House Oversight and Government Reform Committee Chairman Darrell Issa, R-Calif., sponsor of the H.R. 2748, the Postal Reform Act of 2013, offered the following statement:
“Today’s rate increase is a desperate cry for help from an insolvent Postal Service. Revenue and volume are down dramatically and our mail delivery service, hamstrung by Congressional mandates and onerous labor contracts, has been unable to sufficiently reduce costs.
“While some rate increases may be necessary, the long-term key to USPS’s future is addressing its costly, inefficient delivery network. If costs are not addressed, USPS will ultimately be forced into a string of rate increases much larger than the ones today that will inevitably trigger an irrecoverable death spiral for the agency.”

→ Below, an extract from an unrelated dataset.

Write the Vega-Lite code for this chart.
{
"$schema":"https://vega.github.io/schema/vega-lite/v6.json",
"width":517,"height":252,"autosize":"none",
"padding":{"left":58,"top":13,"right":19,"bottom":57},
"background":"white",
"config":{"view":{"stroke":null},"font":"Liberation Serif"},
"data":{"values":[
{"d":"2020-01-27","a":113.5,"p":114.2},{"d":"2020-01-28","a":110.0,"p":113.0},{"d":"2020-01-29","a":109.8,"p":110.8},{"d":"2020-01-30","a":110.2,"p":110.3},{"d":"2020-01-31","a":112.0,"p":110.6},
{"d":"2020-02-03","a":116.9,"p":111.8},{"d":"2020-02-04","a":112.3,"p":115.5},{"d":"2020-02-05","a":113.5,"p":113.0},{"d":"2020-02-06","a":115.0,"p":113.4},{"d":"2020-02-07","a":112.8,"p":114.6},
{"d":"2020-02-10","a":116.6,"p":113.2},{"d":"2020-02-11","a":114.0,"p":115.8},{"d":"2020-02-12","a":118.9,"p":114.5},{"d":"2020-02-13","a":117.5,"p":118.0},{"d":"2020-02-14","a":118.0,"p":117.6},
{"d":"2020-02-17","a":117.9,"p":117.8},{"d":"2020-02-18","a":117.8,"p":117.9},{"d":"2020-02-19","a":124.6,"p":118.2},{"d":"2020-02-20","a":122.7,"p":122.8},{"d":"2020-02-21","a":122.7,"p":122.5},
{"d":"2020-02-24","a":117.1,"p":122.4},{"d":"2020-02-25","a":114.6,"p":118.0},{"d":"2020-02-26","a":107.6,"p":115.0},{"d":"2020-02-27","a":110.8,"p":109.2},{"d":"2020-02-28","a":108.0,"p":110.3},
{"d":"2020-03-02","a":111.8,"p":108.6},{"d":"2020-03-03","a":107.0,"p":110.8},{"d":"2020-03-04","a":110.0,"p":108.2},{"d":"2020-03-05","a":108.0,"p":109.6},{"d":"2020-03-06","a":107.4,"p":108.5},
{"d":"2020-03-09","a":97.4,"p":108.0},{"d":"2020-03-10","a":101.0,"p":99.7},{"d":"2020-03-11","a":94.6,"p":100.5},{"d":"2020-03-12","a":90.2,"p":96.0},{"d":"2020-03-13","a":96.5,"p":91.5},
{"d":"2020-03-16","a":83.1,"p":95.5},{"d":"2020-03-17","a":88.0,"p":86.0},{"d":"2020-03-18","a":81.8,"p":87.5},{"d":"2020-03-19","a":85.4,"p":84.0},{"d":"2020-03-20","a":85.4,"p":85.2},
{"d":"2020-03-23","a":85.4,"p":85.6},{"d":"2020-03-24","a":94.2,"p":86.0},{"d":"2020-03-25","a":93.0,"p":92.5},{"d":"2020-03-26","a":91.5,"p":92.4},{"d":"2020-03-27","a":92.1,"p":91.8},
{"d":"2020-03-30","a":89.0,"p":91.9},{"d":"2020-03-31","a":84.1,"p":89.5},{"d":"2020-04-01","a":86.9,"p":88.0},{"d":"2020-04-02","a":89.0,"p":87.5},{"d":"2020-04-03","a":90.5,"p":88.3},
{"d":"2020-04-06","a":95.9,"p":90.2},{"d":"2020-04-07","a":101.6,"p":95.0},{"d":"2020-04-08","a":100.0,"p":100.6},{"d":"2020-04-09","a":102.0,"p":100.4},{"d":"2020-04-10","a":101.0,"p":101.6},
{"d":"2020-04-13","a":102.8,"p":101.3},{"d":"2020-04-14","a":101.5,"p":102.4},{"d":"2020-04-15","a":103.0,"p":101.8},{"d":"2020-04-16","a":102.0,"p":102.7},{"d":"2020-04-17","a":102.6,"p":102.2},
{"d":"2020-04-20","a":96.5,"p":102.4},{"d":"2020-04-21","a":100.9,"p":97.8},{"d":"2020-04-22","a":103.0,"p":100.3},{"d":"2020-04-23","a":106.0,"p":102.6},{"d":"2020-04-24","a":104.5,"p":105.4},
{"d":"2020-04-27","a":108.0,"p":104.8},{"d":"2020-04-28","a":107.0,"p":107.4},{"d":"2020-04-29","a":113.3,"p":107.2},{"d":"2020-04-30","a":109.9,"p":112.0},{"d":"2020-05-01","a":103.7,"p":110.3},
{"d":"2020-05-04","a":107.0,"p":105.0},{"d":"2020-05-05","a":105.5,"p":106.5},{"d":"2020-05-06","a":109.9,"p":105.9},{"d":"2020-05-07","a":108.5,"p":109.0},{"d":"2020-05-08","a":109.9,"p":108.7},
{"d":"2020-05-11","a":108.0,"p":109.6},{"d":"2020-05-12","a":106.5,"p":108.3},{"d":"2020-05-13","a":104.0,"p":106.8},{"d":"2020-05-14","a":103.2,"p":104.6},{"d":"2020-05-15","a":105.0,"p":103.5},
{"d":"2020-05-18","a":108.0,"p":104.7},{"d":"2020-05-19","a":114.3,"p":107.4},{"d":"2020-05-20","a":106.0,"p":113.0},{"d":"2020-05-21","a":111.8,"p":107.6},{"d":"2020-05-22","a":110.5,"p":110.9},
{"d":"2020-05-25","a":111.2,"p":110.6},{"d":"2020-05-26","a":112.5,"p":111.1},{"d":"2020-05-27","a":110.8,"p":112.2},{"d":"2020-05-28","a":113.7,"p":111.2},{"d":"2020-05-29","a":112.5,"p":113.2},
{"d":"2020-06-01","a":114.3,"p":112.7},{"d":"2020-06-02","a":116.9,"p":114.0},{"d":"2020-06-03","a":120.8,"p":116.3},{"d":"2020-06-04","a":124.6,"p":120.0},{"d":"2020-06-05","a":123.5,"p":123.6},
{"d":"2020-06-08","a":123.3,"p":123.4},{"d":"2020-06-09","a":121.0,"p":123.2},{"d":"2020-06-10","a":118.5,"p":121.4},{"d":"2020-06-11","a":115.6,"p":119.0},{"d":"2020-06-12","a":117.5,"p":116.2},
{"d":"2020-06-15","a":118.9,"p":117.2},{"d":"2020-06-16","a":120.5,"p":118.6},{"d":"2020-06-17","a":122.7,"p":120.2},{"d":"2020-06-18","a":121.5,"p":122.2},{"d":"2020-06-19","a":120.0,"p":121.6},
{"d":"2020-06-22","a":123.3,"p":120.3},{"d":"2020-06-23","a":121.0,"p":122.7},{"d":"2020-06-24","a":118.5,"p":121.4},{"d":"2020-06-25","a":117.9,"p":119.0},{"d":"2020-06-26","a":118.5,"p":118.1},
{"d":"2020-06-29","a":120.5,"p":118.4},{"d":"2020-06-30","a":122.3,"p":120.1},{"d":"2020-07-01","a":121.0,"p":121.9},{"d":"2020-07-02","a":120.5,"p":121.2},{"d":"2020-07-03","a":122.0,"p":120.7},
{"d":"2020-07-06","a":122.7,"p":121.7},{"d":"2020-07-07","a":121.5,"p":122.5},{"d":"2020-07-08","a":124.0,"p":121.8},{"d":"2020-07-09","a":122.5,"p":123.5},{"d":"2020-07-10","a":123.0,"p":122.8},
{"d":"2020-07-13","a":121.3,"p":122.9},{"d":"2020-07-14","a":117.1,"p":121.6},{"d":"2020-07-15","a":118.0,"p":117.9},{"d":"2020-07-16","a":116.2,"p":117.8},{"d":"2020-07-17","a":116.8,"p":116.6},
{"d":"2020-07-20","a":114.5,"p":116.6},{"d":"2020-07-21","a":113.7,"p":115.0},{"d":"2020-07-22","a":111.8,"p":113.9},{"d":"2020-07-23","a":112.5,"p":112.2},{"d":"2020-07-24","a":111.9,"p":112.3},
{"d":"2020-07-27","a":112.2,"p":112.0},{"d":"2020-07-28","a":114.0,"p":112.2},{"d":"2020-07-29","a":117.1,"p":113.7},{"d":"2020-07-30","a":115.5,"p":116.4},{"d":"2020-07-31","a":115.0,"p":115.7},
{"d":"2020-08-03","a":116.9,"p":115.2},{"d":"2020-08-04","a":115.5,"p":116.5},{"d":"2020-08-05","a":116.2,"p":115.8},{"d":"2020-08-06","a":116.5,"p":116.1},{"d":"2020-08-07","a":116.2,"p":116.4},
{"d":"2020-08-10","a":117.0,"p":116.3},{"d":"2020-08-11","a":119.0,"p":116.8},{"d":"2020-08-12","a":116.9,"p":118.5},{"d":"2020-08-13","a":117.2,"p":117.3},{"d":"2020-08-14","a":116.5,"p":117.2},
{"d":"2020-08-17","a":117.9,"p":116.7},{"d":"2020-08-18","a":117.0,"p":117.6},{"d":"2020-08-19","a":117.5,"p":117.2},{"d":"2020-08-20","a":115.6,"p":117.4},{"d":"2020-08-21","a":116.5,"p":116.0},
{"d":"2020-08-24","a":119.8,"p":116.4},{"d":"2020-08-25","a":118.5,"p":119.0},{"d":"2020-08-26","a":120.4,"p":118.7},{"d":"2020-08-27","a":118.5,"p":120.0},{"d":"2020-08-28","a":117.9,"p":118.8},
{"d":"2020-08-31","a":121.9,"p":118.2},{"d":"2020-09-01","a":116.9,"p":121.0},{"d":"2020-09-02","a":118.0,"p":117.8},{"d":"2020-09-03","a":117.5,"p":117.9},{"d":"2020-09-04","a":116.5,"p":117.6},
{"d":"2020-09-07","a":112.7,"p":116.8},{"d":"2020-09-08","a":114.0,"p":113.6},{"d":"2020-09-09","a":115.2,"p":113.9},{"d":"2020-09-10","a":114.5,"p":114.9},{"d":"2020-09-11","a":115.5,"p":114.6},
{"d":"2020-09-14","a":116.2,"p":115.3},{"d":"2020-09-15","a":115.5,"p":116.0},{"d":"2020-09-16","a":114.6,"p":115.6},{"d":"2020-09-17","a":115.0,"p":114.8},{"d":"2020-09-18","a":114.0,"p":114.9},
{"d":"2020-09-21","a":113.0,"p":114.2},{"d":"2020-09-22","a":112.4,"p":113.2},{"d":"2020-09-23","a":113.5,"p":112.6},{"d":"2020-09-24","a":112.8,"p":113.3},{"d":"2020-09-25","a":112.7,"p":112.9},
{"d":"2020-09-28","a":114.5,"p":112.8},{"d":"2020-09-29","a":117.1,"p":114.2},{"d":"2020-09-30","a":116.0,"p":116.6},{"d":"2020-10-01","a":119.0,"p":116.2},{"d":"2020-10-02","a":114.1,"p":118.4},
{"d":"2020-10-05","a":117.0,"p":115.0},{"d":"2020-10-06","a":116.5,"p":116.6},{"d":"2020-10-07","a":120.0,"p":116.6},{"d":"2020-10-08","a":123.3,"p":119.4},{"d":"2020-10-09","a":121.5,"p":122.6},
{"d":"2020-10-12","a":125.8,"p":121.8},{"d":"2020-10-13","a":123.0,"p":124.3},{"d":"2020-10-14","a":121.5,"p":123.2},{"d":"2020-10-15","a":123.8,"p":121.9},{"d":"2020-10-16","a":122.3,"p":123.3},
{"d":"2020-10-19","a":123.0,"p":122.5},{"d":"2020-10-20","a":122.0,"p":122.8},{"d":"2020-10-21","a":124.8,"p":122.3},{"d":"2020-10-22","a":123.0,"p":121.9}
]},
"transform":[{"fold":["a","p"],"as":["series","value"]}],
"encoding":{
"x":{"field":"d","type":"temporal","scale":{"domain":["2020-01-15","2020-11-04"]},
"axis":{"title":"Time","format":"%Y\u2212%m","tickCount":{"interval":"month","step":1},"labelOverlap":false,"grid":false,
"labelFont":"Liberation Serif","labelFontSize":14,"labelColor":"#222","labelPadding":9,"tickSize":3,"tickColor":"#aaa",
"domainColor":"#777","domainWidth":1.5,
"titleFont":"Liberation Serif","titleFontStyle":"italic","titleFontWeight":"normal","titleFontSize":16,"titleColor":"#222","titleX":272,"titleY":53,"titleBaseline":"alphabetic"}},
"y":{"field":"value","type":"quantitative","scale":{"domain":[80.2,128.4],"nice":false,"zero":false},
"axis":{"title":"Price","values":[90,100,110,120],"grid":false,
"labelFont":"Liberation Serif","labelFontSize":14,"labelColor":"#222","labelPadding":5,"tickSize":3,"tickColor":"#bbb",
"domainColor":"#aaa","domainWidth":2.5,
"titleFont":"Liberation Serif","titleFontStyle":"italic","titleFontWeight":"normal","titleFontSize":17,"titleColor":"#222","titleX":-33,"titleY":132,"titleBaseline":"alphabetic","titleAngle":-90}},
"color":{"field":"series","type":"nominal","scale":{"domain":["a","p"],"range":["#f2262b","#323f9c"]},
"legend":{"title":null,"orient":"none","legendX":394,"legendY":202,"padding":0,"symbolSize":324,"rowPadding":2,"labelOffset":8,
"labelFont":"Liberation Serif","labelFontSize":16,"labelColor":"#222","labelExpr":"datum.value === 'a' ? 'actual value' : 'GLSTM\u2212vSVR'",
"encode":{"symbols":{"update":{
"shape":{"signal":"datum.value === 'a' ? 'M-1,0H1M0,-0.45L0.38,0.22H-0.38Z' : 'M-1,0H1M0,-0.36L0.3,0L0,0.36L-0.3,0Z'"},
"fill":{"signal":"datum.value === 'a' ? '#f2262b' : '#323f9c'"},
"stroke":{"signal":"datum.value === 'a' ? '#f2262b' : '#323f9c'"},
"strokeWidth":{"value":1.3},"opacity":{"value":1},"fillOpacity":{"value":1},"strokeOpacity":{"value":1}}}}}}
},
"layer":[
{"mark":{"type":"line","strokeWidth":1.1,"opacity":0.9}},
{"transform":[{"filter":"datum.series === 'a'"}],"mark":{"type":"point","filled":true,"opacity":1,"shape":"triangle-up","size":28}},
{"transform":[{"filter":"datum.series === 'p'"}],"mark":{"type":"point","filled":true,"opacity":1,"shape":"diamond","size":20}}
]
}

“Increasingly, American consumers and American businesses do not rely on paper-based communication. The handwritten letter has lost ground to e-mail and text messaging – the mailed check to on-line bill payment. But because USPS has been prevented from implementing common sense cost-cutting reforms, like 5-day mail/6-day package delivery, the agency has not been able to reduce its infrastructure in line with the declining need for paper communication.

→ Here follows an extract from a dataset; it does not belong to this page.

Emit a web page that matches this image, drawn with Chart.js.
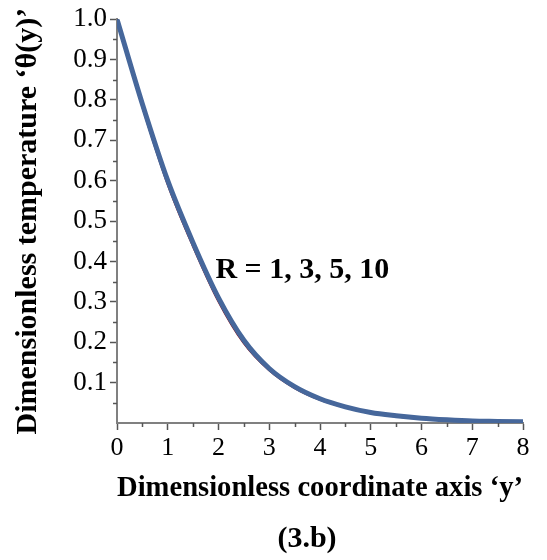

“As a result, the Board of Governors has reached the last resort of breaking the rate cap. I empathize with their decision, but this comes at a serious cost. If implemented, today’s announcement may ease the financial burden on USPS in the very near term. But this rate hike and the ones sure to follow will only push more and more private sector customers to stop using the mail altogether. The rate increase poses a direct threat to the eight million private sector jobs that are part of the mailing industry as businesses shift from paper-based to electronic communication and mailers are priced out of business.
“This rate increase will go forward unless mail business stakeholders get off the sidelines and encourage both houses of Congress to take up and pass their respective Postal Reform Act.
“A bipartisan, bicameral deal is within reach. Both the House and Senate committees, as well as the President, support changes that end the statutory prefunding payments, let the agency finance the remainder of its retiree healthcare unfunded liability, and allow the USPS to move to a modified six-day delivery schedule. While there are differences in each approach, we owe it to the American people to find a solution.
“The forces opposed to reform have fought to keep the status quo for years – and this rate increase announcement is a result of that legacy. It is time for the pro-reform forces to match their efforts.”